For more complex views, you can create INSTEAD OF triggers:

-- View joining users and profiles
CREATE VIEW user_with_profile
WITH (security_invoker = true) AS
SELECT 
  u.id,
  u.email,
  p.bio,
  p.website
FROM users u
LEFT JOIN profiles p ON u.id = p.user_id;

-- Make the view updatable for profile fields
CREATE OR REPLACE FUNCTION update_user_with_profile()
RETURNS TRIGGER AS $$
BEGIN
  -- Update profile fields
  INSERT INTO profiles (user_id, bio, website)
  VALUES (NEW.id, NEW.bio, NEW.website)
  ON CONFLICT (user_id) 
  DO UPDATE SET bio = EXCLUDED.bio, website = EXCLUDED.website;
  
  RETURN NEW;
END;
$$ LANGUAGE plpgsql SECURITY DEFINER;

CREATE TRIGGER user_with_profile_update
INSTEAD OF UPDATE ON user_with_profile
FOR EACH ROW
EXECUTE FUNCTION update_user_with_profile();

Now your frontend can update through the view:

const { error } = await supabase
  .from('user_with_profile')
  .update({ bio: 'New bio', website: 'https://example.com' })
  .eq('id', userId);

The trigger handles splitting the update across the correct tables.

Performance Considerations

Views don't cache results—they execute their query every time. For most CRUD operations, this is fine. But complex views with multiple JOINs on large tables can become slow.

Monitor your view performance:

-- Enable timing
\timing on

-- Test the view query directly
EXPLAIN ANALYZE SELECT * FROM your_view WHERE id = 'some-uuid';

Strategies for slow views:

  1. Add indexes on columns used in JOINs and WHERE clauses in the underlying tables
  2. Limit columns to only what's needed—don't SELECT * from base tables if you only need a few fields
  3. Filter early by using WHERE clauses that reduce rows before JOINs
  4. Consider materialized views for analytics queries that don't need real-time data

For connection pooling, views behave identically to regular tables—the query is parsed and executed within the same connection.

Granting Access to Views

In self-hosted Supabase, you need to grant access to views just like tables.

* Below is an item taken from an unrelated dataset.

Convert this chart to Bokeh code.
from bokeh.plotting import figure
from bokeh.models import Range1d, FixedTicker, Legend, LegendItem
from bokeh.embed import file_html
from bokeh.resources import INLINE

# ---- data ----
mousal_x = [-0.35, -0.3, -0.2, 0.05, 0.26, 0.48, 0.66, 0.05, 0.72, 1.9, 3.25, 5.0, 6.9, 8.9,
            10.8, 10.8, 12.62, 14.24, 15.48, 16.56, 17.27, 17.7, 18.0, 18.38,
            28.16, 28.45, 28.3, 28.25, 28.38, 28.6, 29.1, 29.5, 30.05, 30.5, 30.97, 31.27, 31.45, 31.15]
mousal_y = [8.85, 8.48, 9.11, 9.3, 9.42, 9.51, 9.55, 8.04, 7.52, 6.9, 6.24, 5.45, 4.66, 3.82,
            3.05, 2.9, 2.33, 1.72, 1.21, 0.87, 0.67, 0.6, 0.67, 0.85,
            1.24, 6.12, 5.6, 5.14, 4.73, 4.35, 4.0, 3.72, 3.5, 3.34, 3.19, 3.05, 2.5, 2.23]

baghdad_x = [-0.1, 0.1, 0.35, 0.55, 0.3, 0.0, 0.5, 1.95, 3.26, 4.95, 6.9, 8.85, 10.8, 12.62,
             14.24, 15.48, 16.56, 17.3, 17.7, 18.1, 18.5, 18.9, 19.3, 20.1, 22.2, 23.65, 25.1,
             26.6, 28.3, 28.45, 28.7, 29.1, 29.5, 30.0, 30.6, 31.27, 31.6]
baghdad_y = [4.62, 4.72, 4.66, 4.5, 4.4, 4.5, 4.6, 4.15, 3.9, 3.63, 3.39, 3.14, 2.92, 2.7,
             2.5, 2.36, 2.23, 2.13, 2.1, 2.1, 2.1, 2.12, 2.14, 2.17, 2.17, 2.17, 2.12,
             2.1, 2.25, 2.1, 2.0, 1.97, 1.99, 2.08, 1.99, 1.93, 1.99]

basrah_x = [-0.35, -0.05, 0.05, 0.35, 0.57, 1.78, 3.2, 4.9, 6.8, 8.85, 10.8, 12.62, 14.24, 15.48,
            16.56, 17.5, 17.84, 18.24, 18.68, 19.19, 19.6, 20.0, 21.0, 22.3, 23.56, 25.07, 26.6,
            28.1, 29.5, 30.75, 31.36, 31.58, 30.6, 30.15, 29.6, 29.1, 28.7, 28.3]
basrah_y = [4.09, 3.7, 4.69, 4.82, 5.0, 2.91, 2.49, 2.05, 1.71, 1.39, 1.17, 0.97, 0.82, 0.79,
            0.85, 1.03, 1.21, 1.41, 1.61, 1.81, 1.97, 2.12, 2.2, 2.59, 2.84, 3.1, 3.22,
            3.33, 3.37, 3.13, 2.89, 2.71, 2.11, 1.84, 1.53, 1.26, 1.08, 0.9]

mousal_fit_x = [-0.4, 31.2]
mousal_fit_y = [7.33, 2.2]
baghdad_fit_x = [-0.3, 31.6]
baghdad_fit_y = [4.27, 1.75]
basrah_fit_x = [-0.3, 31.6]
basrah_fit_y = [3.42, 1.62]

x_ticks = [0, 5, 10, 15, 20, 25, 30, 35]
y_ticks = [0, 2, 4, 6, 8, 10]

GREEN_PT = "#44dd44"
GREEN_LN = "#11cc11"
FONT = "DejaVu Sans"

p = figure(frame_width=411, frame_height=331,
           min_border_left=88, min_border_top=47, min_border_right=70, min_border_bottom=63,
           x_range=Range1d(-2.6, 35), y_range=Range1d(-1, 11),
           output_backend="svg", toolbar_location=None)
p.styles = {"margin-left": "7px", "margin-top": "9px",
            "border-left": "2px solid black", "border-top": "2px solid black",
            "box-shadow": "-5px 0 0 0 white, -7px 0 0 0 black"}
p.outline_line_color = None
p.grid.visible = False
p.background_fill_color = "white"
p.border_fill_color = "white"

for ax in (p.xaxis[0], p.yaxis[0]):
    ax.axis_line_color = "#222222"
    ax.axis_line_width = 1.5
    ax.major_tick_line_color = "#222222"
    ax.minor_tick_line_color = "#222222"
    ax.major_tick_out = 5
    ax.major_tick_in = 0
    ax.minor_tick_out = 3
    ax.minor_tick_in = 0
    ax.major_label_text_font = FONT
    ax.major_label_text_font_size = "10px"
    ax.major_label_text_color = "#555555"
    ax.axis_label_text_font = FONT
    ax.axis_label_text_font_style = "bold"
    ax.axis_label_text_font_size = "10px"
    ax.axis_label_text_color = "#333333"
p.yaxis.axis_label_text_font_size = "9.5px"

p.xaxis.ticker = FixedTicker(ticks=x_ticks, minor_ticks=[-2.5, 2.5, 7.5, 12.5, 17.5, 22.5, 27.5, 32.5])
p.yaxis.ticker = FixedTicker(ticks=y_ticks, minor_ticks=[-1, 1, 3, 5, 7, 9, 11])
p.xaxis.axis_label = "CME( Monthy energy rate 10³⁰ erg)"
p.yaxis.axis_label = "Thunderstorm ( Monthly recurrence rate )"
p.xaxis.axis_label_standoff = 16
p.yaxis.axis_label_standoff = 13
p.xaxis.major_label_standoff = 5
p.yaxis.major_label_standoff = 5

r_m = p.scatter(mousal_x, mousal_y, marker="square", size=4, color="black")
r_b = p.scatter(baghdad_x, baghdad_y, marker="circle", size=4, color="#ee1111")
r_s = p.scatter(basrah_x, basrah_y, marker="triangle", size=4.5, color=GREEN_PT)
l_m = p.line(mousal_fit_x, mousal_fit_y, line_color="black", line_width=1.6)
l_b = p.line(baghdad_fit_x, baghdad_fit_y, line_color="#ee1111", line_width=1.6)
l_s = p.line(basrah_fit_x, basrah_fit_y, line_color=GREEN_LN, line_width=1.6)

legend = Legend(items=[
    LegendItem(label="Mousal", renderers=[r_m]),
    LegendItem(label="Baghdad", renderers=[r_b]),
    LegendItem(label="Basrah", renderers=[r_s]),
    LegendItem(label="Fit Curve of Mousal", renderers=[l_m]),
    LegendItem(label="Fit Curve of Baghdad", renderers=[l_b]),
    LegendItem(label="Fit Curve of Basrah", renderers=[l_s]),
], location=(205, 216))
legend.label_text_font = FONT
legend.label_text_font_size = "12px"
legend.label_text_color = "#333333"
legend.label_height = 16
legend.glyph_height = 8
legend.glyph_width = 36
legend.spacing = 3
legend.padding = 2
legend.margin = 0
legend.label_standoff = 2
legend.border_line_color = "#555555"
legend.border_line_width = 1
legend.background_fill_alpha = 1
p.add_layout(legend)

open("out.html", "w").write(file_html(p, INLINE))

As of April 2026, new Supabase projects require explicit grants for any object exposed via the Data API.

-- Grant read access for authenticated users
GRANT SELECT ON user_profiles TO authenticated;

-- Grant full access for specific operations
GRANT SELECT, INSERT, UPDATE ON user_with_profile TO authenticated;

-- For anon access (public endpoints)
GRANT SELECT ON posts_with_details TO anon;

Without these grants, the view exists in your database but won't be accessible through the REST API.

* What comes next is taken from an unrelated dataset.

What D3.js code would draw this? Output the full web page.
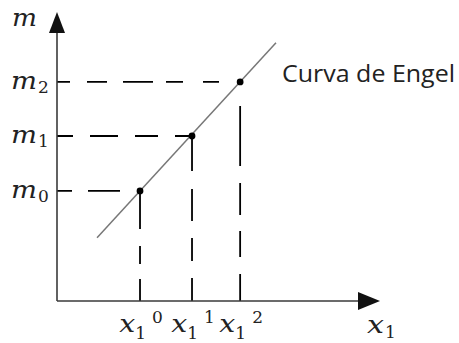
<!DOCTYPE html>
<html>
<head>
<meta charset="utf-8">
<script src="https://cdn.jsdelivr.net/npm/d3@7"></script>
<style>
  html, body { margin: 0; padding: 0; background: #fff; }
  svg { display: block; }
</style>
</head>
<body>
<div id="chart"></div>
<script>
// Engel curve: income m against quantity demanded of good 1
const levels = ["0", "1", "2"];
const quantityX1 = [25.7, 41.8, 56.7];   // x1^0, x1^1, x1^2
const incomeM = [38.1, 57.1, 75.8];      // m0, m1, m2
const engelX = [12.4, 67.8];             // ends of the drawn Engel line
const engelM = [21.9, 89.4];
const curveLabel = "Curva de Engel";

const W = 459, H = 343;
const svg = d3.select("#chart").append("svg").attr("width", W).attr("height", H);

const origin = { x: 57, y: 301 };
const x = d3.scaleLinear().domain([0, 100]).range([origin.x, 380]);
const y = d3.scaleLinear().domain([0, 100]).range([origin.y, 12]);

const axisColor = "#3a3a3a";
const textColor = "#222";
const serif = "'DejaVu Serif', 'Liberation Serif', serif";

// Dashed guides (horizontal to the m axis, vertical to the x1 axis)
const hDash = ["15,16,32,17,36,17,60", "16,17,28,17,23,17,40", "13,17,20,16,30"];
const vDash = ["22,15,18,17,60", "23,17,23,17,32,18,60", "27,17,26,16,32,17,60"];
levels.forEach((k, i) => {
  svg.append("line")
    .attr("x1", x(0)).attr("y1", y(incomeM[i]))
    .attr("x2", x(quantityX1[i])).attr("y2", y(incomeM[i]))
    .attr("stroke", "#000").attr("stroke-width", 1.8)
    .attr("stroke-dasharray", hDash[i]);
  svg.append("line")
    .attr("x1", x(quantityX1[i])).attr("y1", y(0))
    .attr("x2", x(quantityX1[i])).attr("y2", y(incomeM[i]))
    .attr("stroke", "#000").attr("stroke-width", 1.8)
    .attr("stroke-dasharray", vDash[i]);
});

// Engel line
svg.append("path")
  .datum(engelX.map((v, i) => [v, engelM[i]]))
  .attr("d", d3.line().x(d => x(d[0])).y(d => y(d[1])))
  .attr("fill", "none").attr("stroke", "#777").attr("stroke-width", 1.5);

// Points on the curve
svg.selectAll("circle.pt")
  .data(levels)
  .join("circle")
  .attr("class", "pt")
  .attr("cx", (d, i) => x(quantityX1[i]))
  .attr("cy", (d, i) => y(incomeM[i]))
  .attr("r", 3.4)
  .attr("fill", "#000");

// Axes with arrowheads
svg.append("line")
  .attr("x1", origin.x).attr("y1", origin.y)
  .attr("x2", origin.x).attr("y2", y(100) + 16)
  .attr("stroke", axisColor).attr("stroke-width", 1.6);
svg.append("line")
  .attr("x1", origin.x).attr("y1", origin.y)
  .attr("x2", x(100) - 16).attr("y2", origin.y)
  .attr("stroke", axisColor).attr("stroke-width", 1.6);
svg.append("path")
  .attr("d", `M${origin.x},${y(100)} L${origin.x - 8},${y(100) + 21} L${origin.x + 8},${y(100) + 21} Z`)
  .attr("fill", "#111");
svg.append("path")
  .attr("d", `M${x(100)},${origin.y} L${x(100) - 22},${origin.y - 9} L${x(100) - 22},${origin.y + 9} Z`)
  .attr("fill", "#111");

// Italic math letter, widened to the look of a math font
function mathLetter(sel, ch, width) {
  return sel.append("tspan")
    .attr("font-style", "italic").attr("font-size", 25)
    .attr("textLength", width).attr("lengthAdjust", "spacingAndGlyphs")
    .text(ch);
}

// Axis titles
const mt = svg.append("text")
  .attr("x", 12).attr("y", 26)
  .attr("font-family", serif).attr("fill", textColor);
mathLetter(mt, "m", 25);

const xt = svg.append("text")
  .attr("x", 367).attr("y", 333)
  .attr("font-family", serif).attr("fill", textColor);
mathLetter(xt, "x", 17);
xt.append("tspan").attr("font-size", 17).attr("dy", 5).attr("dx", 1).text("1");

// m labels
levels.forEach((k, i) => {
  const t = svg.append("text")
    .attr("x", 11).attr("y", y(incomeM[i]) + 7)
    .attr("font-family", serif).attr("fill", textColor);
  mathLetter(t, "m", 26);
  t.append("tspan").attr("font-size", 17).attr("dy", 4).attr("dx", 1).text(k);
});

// x1 labels
levels.forEach((k, i) => {
  const t = svg.append("text")
    .attr("x", x(quantityX1[i]) + 1).attr("y", 332)
    .attr("text-anchor", "middle")
    .attr("font-family", serif).attr("fill", textColor);
  mathLetter(t, "x", 16);
  t.append("tspan").attr("font-size", 17).attr("dy", 7).text("1");
  t.append("tspan").attr("font-size", 17).attr("dx", 6).attr("dy", -16).text(k);
});

// Curve label
svg.append("text")
  .attr("x", 282).attr("y", 82)
  .attr("font-family", "'Open Sans', 'Noto Sans', sans-serif")
  .attr("font-size", 23).attr("fill", textColor)
  .attr("textLength", 173).attr("lengthAdjust", "spacingAndGlyphs")
  .text(curveLabel);
</script>
</body>
</html>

Organizing Views in Schemas

For larger applications, consider organizing views by access level:

-- Public API views
CREATE SCHEMA api;
CREATE VIEW api.posts ...
CREATE VIEW api.users ...

-- Admin-only views
CREATE SCHEMA admin_api;
CREATE VIEW admin_api.all_users ...
CREATE VIEW admin_api.audit_logs ...

Then configure which schemas are exposed in your environment variables:

# In your docker-compose.yml or environment
PGRST_DB_SCHEMAS: api,admin_api

Grant different roles access to different schemas:

GRANT USAGE ON SCHEMA api TO anon, authenticated;
GRANT USAGE ON SCHEMA admin_api TO service_role;

This creates clear boundaries between public and internal APIs.

Debugging View Issues

Common problems and solutions:

View returns all rows (RLS bypassed)

  • Check: SELECT security_invoker FROM pg_views WHERE viewname = 'your_view';
  • Fix: Recreate with WITH (security_invoker = true)

View not visible in API

  • Check: SELECT grantee, privilege_type FROM information_schema.role_table_grants WHERE table_name = 'your_view';
  • Fix: GRANT SELECT ON your_view TO authenticated;

View query is slow

  • Check: EXPLAIN ANALYZE SELECT * FROM your_view WHERE ...;
  • Fix: Add indexes on underlying tables, simplify JOINs, or use materialized views

Cannot update through view

  • Check if view meets auto-updatable criteria
  • Fix: Create INSTEAD OF triggers for complex views

Wrapping Up

Database views give you a powerful abstraction layer between your tables and your API. For self-hosted Supabase, they're especially valuable because you have full control over your PostgreSQL configuration and can design your API surface intentionally rather than having it dictated by your schema.

Key takeaways:

  • Always use security_invoker = true on views that access RLS-protected tables
  • Views are excellent for joining data, computing values, and hiding internal columns
  • Grant explicit permissions for views to appear in the REST API
  • Monitor performance—views execute on every query

Combined with RLS policies, stored procedures, and materialized views, database views complete your toolkit for building clean, secure, and performant APIs directly from PostgreSQL.